Challenges and questions
The mini-presentations above and related discussion took most of the allotted time. A few nuggets below - and people are welcome to add their thoughts via WikiMagic.
- Do we want to more tightly align the many efforts at UBC that might best be described as "open education"?
- If so, what would be an appropriate framework for that?
-- No proper discussion. Perhaps future meetings can consider the pros and cons of the OCW Consortium, or adopting the Cape Town Declaration as frames to define future activity.
-- A common theme was the sense of engaging students to think of themselves as writers, as creators, rather than simply consumers of their educational experiences. Perhaps we can elaborate on that in future meetings.
- I would certainly be keen on there being more links between those of us who are working under this (large and motley) umbrella that is "open education." --Jbmurray 02:49, 28 October 2009 (UTC)

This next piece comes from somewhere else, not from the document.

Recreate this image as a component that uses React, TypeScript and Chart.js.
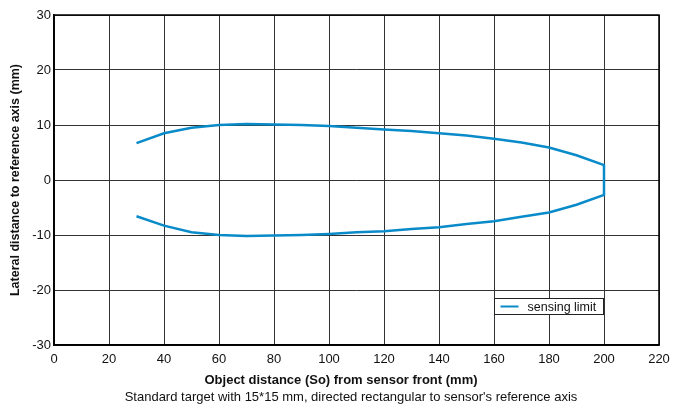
import React, { useEffect, useRef } from "react";
import { Chart, registerables } from "chart.js";

Chart.register(...registerables);

const distances = [30, 40, 50, 60, 70, 80, 90, 100, 110, 120, 130, 140, 150, 160, 170, 180, 190, 200];
const upperLimit = [6.7, 8.5, 9.5, 10.0, 10.2, 10.1, 10.0, 9.8, 9.5, 9.2, 8.9, 8.5, 8.1, 7.5, 6.8, 5.9, 4.5, 2.7];
const lowerLimit = [-6.6, -8.3, -9.5, -10.0, -10.2, -10.1, -10.0, -9.8, -9.5, -9.3, -8.9, -8.6, -8.0, -7.5, -6.7, -5.9, -4.5, -2.7];

const seriesLabel = "sensing limit";
const xTitle = "Object distance (So) from sensor front (mm)";
const yTitle = "Lateral distance to reference axis (mm)";
const footnote = "Standard target with 15*15 mm, directed rectangular to sensor's reference axis";

const LINE_COLOR = "#0a8bc9";
const FONT = "'Liberation Sans', Arial, sans-serif";

export default function App() {
  const ref = useRef<HTMLCanvasElement | null>(null);

  useEffect(() => {
    if (!ref.current) return;
    const points = [
      ...distances.map((x, i) => ({ x, y: upperLimit[i] })),
      ...distances.map((x, i) => ({ x, y: lowerLimit[i] })).reverse(),
    ];

    const textPlugin = {
      id: "texts",
      afterDraw(chart: any) {
        const { ctx, chartArea } = chart;
        ctx.save();
        ctx.fillStyle = "#111";
        ctx.textAlign = "center";
        ctx.textBaseline = "middle";
        ctx.font = `bold 13px ${FONT}`;
        ctx.fillText(xTitle, 341, 380);
        ctx.font = `13px ${FONT}`;
        ctx.fillText(footnote, 351, 397);
        ctx.translate(16, 180);
        ctx.rotate(-Math.PI / 2);
        ctx.font = `bold 12.5px ${FONT}`;
        ctx.fillText(yTitle, 0, 0);
        ctx.restore();

        // legend box
        const xs = chart.scales.x;
        const ys = chart.scales.y;
        const lx = Math.round(xs.getPixelForValue(160)) + 0.5;
        const ly = Math.round(ys.getPixelForValue(-21.5)) + 0.5;
        const w = 109;
        const h = 16;
        ctx.save();
        ctx.fillStyle = "#fff";
        ctx.fillRect(lx, ly, w, h);
        ctx.strokeStyle = "#222";
        ctx.lineWidth = 1;
        ctx.strokeRect(lx, ly, w, h);
        ctx.strokeStyle = LINE_COLOR;
        ctx.lineWidth = 2;
        ctx.beginPath();
        ctx.moveTo(lx + 6, ly + h / 2);
        ctx.lineTo(lx + 24, ly + h / 2);
        ctx.stroke();
        ctx.fillStyle = "#111";
        ctx.font = `12.5px ${FONT}`;
        ctx.textAlign = "left";
        ctx.textBaseline = "middle";
        ctx.fillText(seriesLabel, lx + 33, ly + h / 2 + 1);
        ctx.restore();
      },
    };

    const chart = new Chart(ref.current, {
      type: "line",
      data: {
        datasets: [
          {
            label: seriesLabel,
            data: points,
            borderColor: LINE_COLOR,
            borderWidth: 2.5,
            pointRadius: 0,
            tension: 0,
            fill: false,
          },
        ],
      },
      options: {
        animation: false,
        responsive: false,
        maintainAspectRatio: false,
        layout: { padding: { left: 0, right: 24, top: 15, bottom: 0 } },
        plugins: { legend: { display: false }, tooltip: { enabled: false } },
        scales: {
          x: {
            type: "linear",
            min: 0,
            max: 220,
            ticks: { stepSize: 20, color: "#111", font: { family: FONT, size: 13 }, padding: 7 },
            grid: { color: "#333", lineWidth: 1, drawTicks: false },
            border: { color: "#000", width: 1.5 },
            afterFit: (s: any) => {
              s.height = 60;
            },
          },
          y: {
            type: "linear",
            min: -30,
            max: 30,
            ticks: { stepSize: 10, color: "#111", font: { family: FONT, size: 13 }, padding: 3 },
            grid: { color: "#333", lineWidth: 1, drawTicks: false },
            border: { color: "#000", width: 1.5 },
            afterFit: (s: any) => {
              s.width = 54;
            },
          },
        },
      },
      plugins: [
        textPlugin,
        {
          id: "frame",
          afterDraw(chart: any) {
            const { ctx, chartArea } = chart;
            ctx.save();
            ctx.strokeStyle = "#000";
            ctx.lineWidth = 1.5;
            ctx.strokeRect(chartArea.left, chartArea.top, chartArea.right - chartArea.left, chartArea.bottom - chartArea.top);
            ctx.restore();
          },
        },
      ],
    });
    return () => chart.destroy();
  }, []);

  return (
    <div style={{ position: "fixed", left: 0, top: 0, width: 683, height: 405, background: "#fff" }}>
      <canvas ref={ref} width={683} height={405} style={{ display: "block" }} />
    </div>
  );
}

- There is some confusion about what the university's policies regarding issues such as intellectual property. How best to make inquiries and get more clarity?
-- Again, an issue that will require more discussion. In his opening remarks, Dr. Willinsky seemed to suggest a more assertive sense of academic exemptions allowed under law, that these protections and the potential they allow is in a sense a "public trust", and how we exercise those rights justifies that trust.

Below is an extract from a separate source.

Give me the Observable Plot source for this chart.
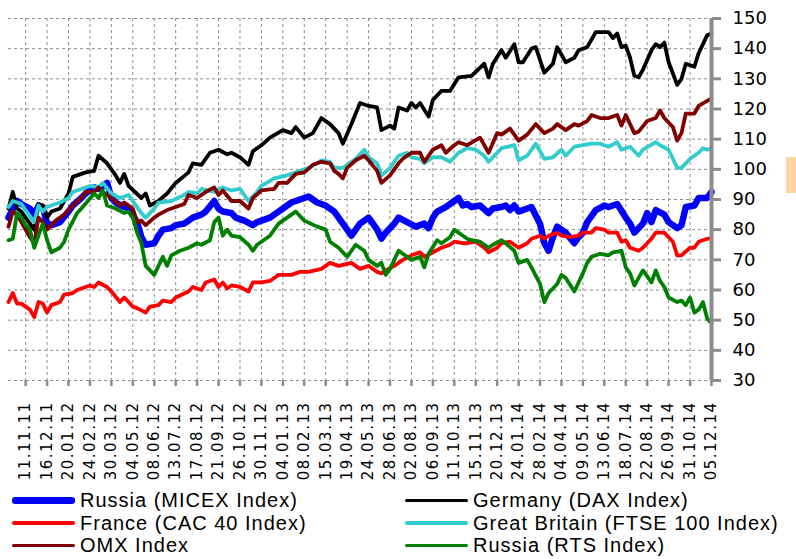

- From an administrative perspective, when research contracts are negotiated and research accounts for projects are set up, the IP owner is indicated and signed off on before money is received. Therefore, for some research projects IP ownership is explicitly stated. As Overhead charges becomes mandatory on all research projects, I think a culture of IP ownership i.e. the value proposition, will take hold with faculty, who will in turn pass this cultural shift onto their students. -- User: Reibling
- Do the vision statements articulated in UBC's strategic plan (http://www.strategicplan.ubc.ca/vision_mission/) offer any opportunities?
-- Short answer, yes. There is language related to Open Access as well. But again, further discussion is required.
- How much of a threat is represented by Canada's pending copyright legislation? Is there anything can or should be doing?
-- Not discussed.
Next steps...
- Is this a conversation (and set of activities) we wish to continue? If so, what is the best way to move ahead? To communicate?
-- Not discussed in depth. However, as the meeting concluded Brian threatened further meetings, email, and he's plotting a blog and wiki resource centre. Nobody explicitly objected.
- Despite (because of) my failure to appear today, I would certainly be keen on continuing (joining) this conversation. --Jbmurray 02:50, 28 October 2009 (UTC)
- I am more focused on open access information flows for faculty, rather than students, but I believe the approaches are complementary. -- User: Reibling
- Who else needs to be part of this?